Last week, in a post entitled, The Cupboard Was Bare, I wrote of our daughter-in-law Sue's fruitless search through our cupboards for junk food. In a comment on the post, my friend Dave, wrote, "Gosh you've got to teach Sue that where ever there is a bowl of sugar, a bottle of cinnamon and a slice of hot buttered toast, you have dessert. Skinny people have no imagination!"
To Dave's astonishment, I wrote that I had never discovered the joy of cinnamon toast. I grew up in England where we ate Marmite instead. Yum!
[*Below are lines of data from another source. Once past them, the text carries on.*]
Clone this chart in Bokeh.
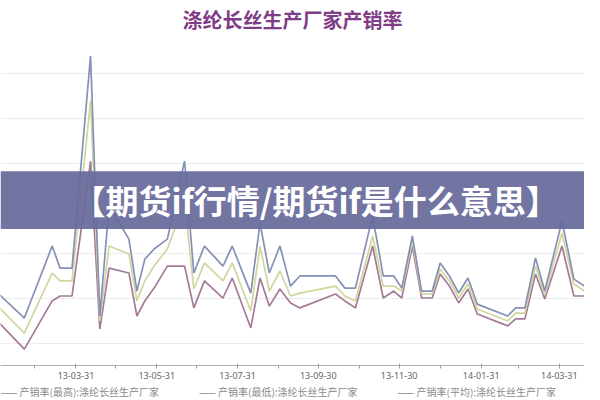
from datetime import datetime
from bokeh.plotting import figure
from bokeh.models import (Range1d, FixedTicker, DatetimeTickFormatter, Title,
                          BoxAnnotation, Label, Grid)
from bokeh.embed import file_html
from bokeh.resources import INLINE

# ---------------- data ----------------
title_text = "涤纶长丝生产厂家产销率"
banner_text = "【期货if行情/期货if是什么意思】"

dates = ["2013-01-27", "2013-02-20", "2013-03-13", "2013-03-19", "2013-03-28", "2013-04-11",
         "2013-04-18", "2013-04-25", "2013-05-10", "2013-05-16", "2013-05-22", "2013-05-29",
         "2013-06-08", "2013-06-21", "2013-06-28", "2013-07-06", "2013-07-20", "2013-07-27",
         "2013-08-10", "2013-08-17", "2013-08-24", "2013-09-01", "2013-09-09", "2013-09-16",
         "2013-10-13", "2013-10-20", "2013-10-28", "2013-11-10", "2013-11-18", "2013-11-26",
         "2013-12-02", "2013-12-10", "2013-12-17", "2013-12-25", "2013-12-31", "2014-01-07",
         "2014-01-14", "2014-01-21", "2014-01-28", "2014-02-20", "2014-02-26", "2014-03-05",
         "2014-03-13", "2014-03-20", "2014-04-02", "2014-04-11", "2014-04-19", "2014-04-25"]

rate_max = [64.4, 51.1, 83.1, 73.3, 73.3, 167.6, 52.0, 100.9, 86.2, 63.1, 77.3, 81.8,
            86.2, 120.9, 71.1, 83.1, 74.2, 83.1, 62.2, 93.3, 71.1, 83.1, 65.3, 69.8,
            69.8, 64.4, 64.4, 96.4, 69.8, 69.8, 64.4, 87.6, 63.1, 63.1, 75.6, 69.8,
            62.2, 68.9, 57.3, 52.0, 55.6, 55.6, 77.8, 63.1, 94.2, 68.4, 65.3, 79.6]

rate_avg = [58.7, 44.4, 71.1, 67.6, 67.6, 147.6, 49.8, 83.1, 79.6, 58.7, 67.6, 74.2,
            81.8, 103.1, 64.0, 75.6, 67.6, 75.6, 54.2, 83.1, 63.1, 72.0, 60.9, 62.2,
            65.3, 60.9, 58.7, 87.6, 65.3, 65.3, 63.1, 85.3, 61.8, 61.8, 72.9, 67.6,
            60.0, 66.2, 55.1, 49.8, 53.3, 53.3, 74.2, 61.3, 88.9, 66.2, 63.1, 75.6]

rate_min = [52.0, 37.3, 58.7, 60.9, 60.9, 120.9, 46.2, 73.3, 71.1, 52.0, 58.7, 64.4,
            74.2, 74.2, 55.6, 67.6, 60.0, 68.9, 46.7, 68.9, 56.4, 64.0, 57.8, 55.6,
            61.8, 58.7, 55.6, 83.1, 60.0, 63.1, 60.0, 83.1, 60.0, 60.0, 70.7, 65.3,
            57.8, 64.0, 52.9, 47.6, 50.7, 50.7, 70.7, 59.6, 83.1, 60.9, 60.9, 72.0]

series_labels = ["产销率(最高):涤纶长丝生产厂家", "产销率(最低):涤纶长丝生产厂家",
                 "产销率(平均):涤纶长丝生产厂家"]

major_tick_dates = ["2013-01-31", "2013-03-31", "2013-05-31", "2013-07-31", "2013-09-30",
                    "2013-11-30", "2014-01-31", "2014-03-31"]
minor_tick_dates = ["2013-02-28", "2013-04-30", "2013-06-30", "2013-08-31", "2013-10-31",
                    "2013-12-31", "2014-02-28"]
grid_values = [40, 60, 80, 100, 120, 140, 160]

x_start, x_end = "2013-02-02", "2014-04-19"
y_start, y_end = 30, 176.7
banner_low, banner_high = 90.7, 116.4
banner_center_date = "2013-09-28"

# ---------------- helpers ----------------
def to_dt(s):
    return datetime.strptime(s, "%Y-%m-%d")

EPOCH = datetime(1970, 1, 1)

def to_ms(s):
    return (to_dt(s) - EPOCH).total_seconds() * 1000.0

xs = [to_dt(d) for d in dates]

# ---------------- figure ----------------
p = figure(frame_width=584, frame_height=330,
           x_axis_type="datetime", y_axis_location=None,
           output_backend="svg", toolbar_location=None,
           x_range=Range1d(to_dt(x_start), to_dt(x_end)),
           y_range=Range1d(y_start, y_end),
           min_border=0, min_border_left=0, min_border_right=0,
           min_border_top=27, min_border_bottom=0,
           title=title_text)
p.outline_line_color = None
p.background_fill_color = "white"
p.border_fill_color = "white"

p.title.align = "center"
p.title.text_font = "Noto Sans CJK SC"
p.title.text_font_size = "20px"
p.title.text_font_style = "bold"
p.title.text_color = "#7f3d88"
p.title.standoff = 4

p.xgrid.visible = False
for g in p.ygrid:
    g.visible = False
p.add_layout(Grid(dimension=1, ticker=FixedTicker(ticks=grid_values),
                  grid_line_color="#ececec", grid_line_width=1))

ax = p.xaxis[0]
ax.ticker = FixedTicker(ticks=[to_ms(d) for d in major_tick_dates],
                        minor_ticks=[to_ms(d) for d in minor_tick_dates])
fmt = "%y-%m-%d"
ax.formatter = DatetimeTickFormatter(milliseconds=fmt, seconds=fmt, minsec=fmt, minutes=fmt,
                                     hourmin=fmt, hours=fmt, days=fmt, months=fmt, years=fmt)
ax.axis_line_color = "#b0b0b0"
ax.major_tick_line_color = "#a0a0a0"
ax.minor_tick_line_color = "#a0a0a0"
ax.major_tick_out = 3
ax.major_tick_in = 2
ax.minor_tick_out = 3
ax.minor_tick_in = 0
ax.major_label_standoff = 3
ax.major_label_text_font = "Noto Sans"
ax.major_label_text_font_size = "9px"
ax.major_label_text_color = "#666666"

# ---------------- lines ----------------
c_max, c_min, c_avg = "#8590b5", "#a57a98", "#d0d69c"
p.line(xs, rate_min, line_color=c_min, line_width=1.7)
p.line(xs, rate_avg, line_color=c_avg, line_width=1.7)
p.line(xs, rate_max, line_color=c_max, line_width=1.7)

# ---------------- legend row (as text under the axis) ----------------
gap = "\u3000\u3000\u3000\u3000"
legend_text = gap.join("—— " + s for s in series_labels)
p.add_layout(Title(text=legend_text, align="left", standoff=0,
                   text_font="Noto Sans CJK SC", text_font_size="10px",
                   text_font_style="normal", text_color="#8a8a8a"), "below")

# ---------------- banner ----------------
p.add_layout(BoxAnnotation(bottom=banner_low, top=banner_high, fill_color="#676b9b",
                           fill_alpha=0.93, line_alpha=0))
p.add_layout(Label(x=to_dt(banner_center_date), y=(banner_low + banner_high) / 2,
                   text=banner_text, text_align="center", text_baseline="middle",
                   text_color="white", text_font="Noto Sans CJK SC",
                   text_font_style="bold", text_font_size="33px"))

open("out.html", "w").write(file_html(p, INLINE))
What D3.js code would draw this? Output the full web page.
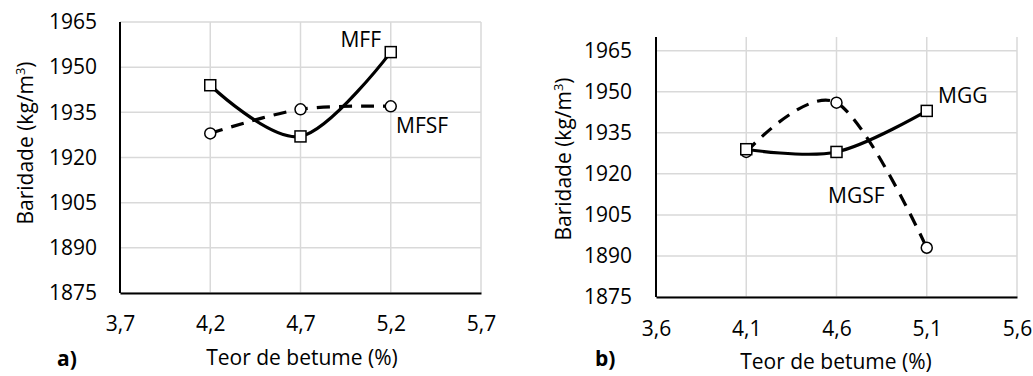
<!DOCTYPE html>
<html>
<head>
<meta charset="utf-8">
<script src="https://cdn.jsdelivr.net/npm/d3@7"></script>
<style>
  body { margin: 0; background: #fff; }
  svg text { font-family: "Open Sans", Lato, sans-serif; fill: #000; }
</style>
</head>
<body>
<script>
var width = 1033, height = 376;

// chart a) data
var xA = [4.2, 4.7, 5.2];
var mff = [1944, 1927, 1955];
var mfsf = [1928, 1936, 1937];
var xTicksA = [3.7, 4.2, 4.7, 5.2, 5.7];

// chart b) data
var xB = [4.1, 4.6, 5.1];
var mgg = [1929, 1928, 1943];
var mgsf = [1928, 1946, 1893];
var xTicksB = [3.6, 4.1, 4.6, 5.1, 5.6];

var yTicks = [1875, 1890, 1905, 1920, 1935, 1950, 1965];

var fs = 21;

var svg = d3.select("body")
            .append("svg")
            .attr("width", width)
            .attr("height", height);

var fmt = function(d) { return d3.format(".1f")(d).replace(".", ","); };

function drawChart(opt) {
  var g = svg.append("g");

  var x = d3.scaleLinear().domain(opt.xDomain).range([opt.left, opt.right]);
  var y = d3.scaleLinear().domain(opt.yDomain).range([opt.bottom, opt.top]);

  // gridlines
  g.selectAll(".hgrid")
   .data(yTicks)
   .enter()
   .append("line")
   .attr("x1", opt.left).attr("x2", opt.right)
   .attr("y1", function(d) { return y(d); })
   .attr("y2", function(d) { return y(d); })
   .attr("stroke", "#d9d9d9")
   .attr("stroke-width", 1.5);

  g.selectAll(".vgrid")
   .data(opt.xTicks)
   .enter()
   .append("line")
   .attr("x1", function(d) { return x(d); })
   .attr("x2", function(d) { return x(d); })
   .attr("y1", opt.top).attr("y2", opt.bottom)
   .attr("stroke", "#d9d9d9")
   .attr("stroke-width", 1.5);

  // axes with no ticks, Excel style
  var yAxis = g.append("g")
               .attr("transform", "translate(" + opt.left + ",0)")
               .call(d3.axisLeft(y).tickValues(yTicks).tickFormat(d3.format("d"))
                       .tickSize(0).tickPadding(opt.left - opt.yLabelX));
  var xAxis = g.append("g")
               .attr("transform", "translate(0," + opt.bottom + ")")
               .call(d3.axisBottom(x).tickValues(opt.xTicks).tickFormat(fmt)
                       .tickSize(0).tickPadding(opt.xLabelPad));
  [yAxis, xAxis].forEach(function(a) {
    a.attr("font-family", null).attr("font-size", null);
    a.select(".domain").attr("stroke", "#000").attr("stroke-width", 2);
    a.selectAll("text").attr("font-size", fs);
  });
  yAxis.select(".domain").attr("d", "M0," + opt.top + "V" + opt.bottom);

  var line = d3.line()
               .x(function(d) { return x(d[0]); })
               .y(function(d) { return y(d[1]); })
               .curve(d3.curveCardinal.tension(0));

  var dashed = d3.zip(opt.xs, opt.dashed);
  var solid = d3.zip(opt.xs, opt.solid);

  g.append("path")
   .attr("d", line(dashed))
   .attr("fill", "none")
   .attr("stroke", "#000")
   .attr("stroke-width", 3.2)
   .attr("stroke-dasharray", "13,9");

  g.append("path")
   .attr("d", line(solid))
   .attr("fill", "none")
   .attr("stroke", "#000")
   .attr("stroke-width", 3.2);

  g.selectAll(".circ")
   .data(dashed)
   .enter()
   .append("circle")
   .attr("cx", function(d) { return x(d[0]); })
   .attr("cy", function(d) { return y(d[1]); })
   .attr("r", 5.5)
   .attr("fill", "#fff")
   .attr("stroke", "#000")
   .attr("stroke-width", 1.5);

  g.selectAll(".sq")
   .data(solid)
   .enter()
   .append("rect")
   .attr("x", function(d) { return x(d[0]) - 5.5; })
   .attr("y", function(d) { return y(d[1]) - 5.5; })
   .attr("width", 11)
   .attr("height", 11)
   .attr("fill", "#fff")
   .attr("stroke", "#000")
   .attr("stroke-width", 1.5);

  // series labels
  opt.labels.forEach(function(l) {
    g.append("text")
     .attr("x", l.x).attr("y", l.y)
     .attr("text-anchor", l.anchor)
     .attr("font-size", fs)
     .text(l.text);
  });

  // y title
  var yt = g.append("text")
            .attr("transform", "translate(" + opt.yTitleX + "," + opt.yTitleY + ") rotate(-90)")
            .attr("text-anchor", "middle")
            .attr("font-size", fs);
  yt.append("tspan").text("Baridade (kg/m");
  yt.append("tspan").attr("font-size", 13).attr("dy", -8).text("3");
  yt.append("tspan").attr("dy", 8).text(")");

  // x title
  g.append("text")
   .attr("x", opt.xTitleX).attr("y", opt.xTitleY)
   .attr("text-anchor", "middle")
   .attr("font-size", fs)
   .text("Teor de betume (%)");

  g.append("text")
   .attr("x", opt.tagX).attr("y", opt.tagY)
   .attr("font-size", fs)
   .attr("font-weight", "bold")
   .text(opt.tag);
}

drawChart({
  xDomain: [3.7, 5.7], yDomain: [1875, 1965],
  left: 120, right: 481, top: 22, bottom: 293,
  xTicks: xTicksA, xs: xA, solid: mff, dashed: mfsf,
  yLabelX: 97, xLabelPad: 23,
  yTitleX: 33, yTitleY: 143,
  xTitleX: 302, xTitleY: 365,
  tag: "a)", tagX: 57, tagY: 366,
  labels: [
    {text: "MFF", x: 381, y: 47, anchor: "end"},
    {text: "MFSF", x: 396, y: 133, anchor: "start"}
  ]
});

drawChart({
  xDomain: [3.6, 5.6], yDomain: [1875, 1970],
  left: 656, right: 1017, top: 37, bottom: 297,
  xTicks: xTicksB, xs: xB, solid: mgg, dashed: mgsf,
  yLabelX: 632, xLabelPad: 24,
  yTitleX: 571, yTitleY: 159,
  xTitleX: 836, xTitleY: 369,
  tag: "b)", tagX: 595, tagY: 366,
  labels: [
    {text: "MGG", x: 938, y: 103, anchor: "start"},
    {text: "MGSF", x: 828, y: 203, anchor: "start"}
  ]
});
</script>
</body>
</html>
Dave was now on a mission. "Okay, Belinda, we have to fix this," he wrote, and sent me a recipe website for Cinnamon Toast.
He said, "I've never done it under the broiler, I just make buttered toast and then sprinkle it on ... but hey there are a million ways to happiness. I'll bet if you did surprise your cell group with it. They'd all have a cinnamon toast story or memory.
So I did! When Dave checked in on Friday for a report, I had one to give.
I bought a special fresh loaf of sliced raisin bread AND the recipe called for UNsalted butter, so I bought a pound of that as I never use unsalted usually. Why not have salt and fat at the same time--that's my theory! :)
Everyone but Susan was surprised that we were having cinnamon toast for dessert but promptly began to share their personal cinnamon toast recipes. No one could believe I'd never had it. Susan makes it by only toasting one side and then buttering the untoasted (but warm) side and sprinkling on the sugar mixture.
I made up the sugar cinnamon mixture as per the recipe, but I used partly demerara sugar and part white sugar. Next time I would just mix the cinnamon with white sugar because the demerara was so moist and sticky to begin with that it clumped and was hard to sprinkle.
I made the toast in the oven, under the broiler, faithfully following the preference expressed by the writer of the recipe (I am such an obedient Kiddo you know!) Susan, always happy to be a "useful engine" positioned herself at the mouth of the oven and kept her eye on the toasting bread, rotating it and turning it and making perfectly perfect toast. Then I slathered the unsalted butter on it and sprinkled it with the sticky sugar mix. Then we broiled it. The house filled with the scent of toasting bread and cinnamon.Mmmmm!
I sliced the resulting toffee covered toast in two and piled it up on a platter. Jane had already taken out several tubs of icecream and asked, "How do we eat it? Do we use a knife and fork?" We momentarily studied the question and then decreed that it was finger food. :) Thereupon we all went to town and enjoyed it mightily.
Susan took home all the leftover toast and after arriving home, wrote that David, her son who is home from university for the summer, was seated at the kitchen table, happily munching away on the toast, which he was dunking into a glass of milk.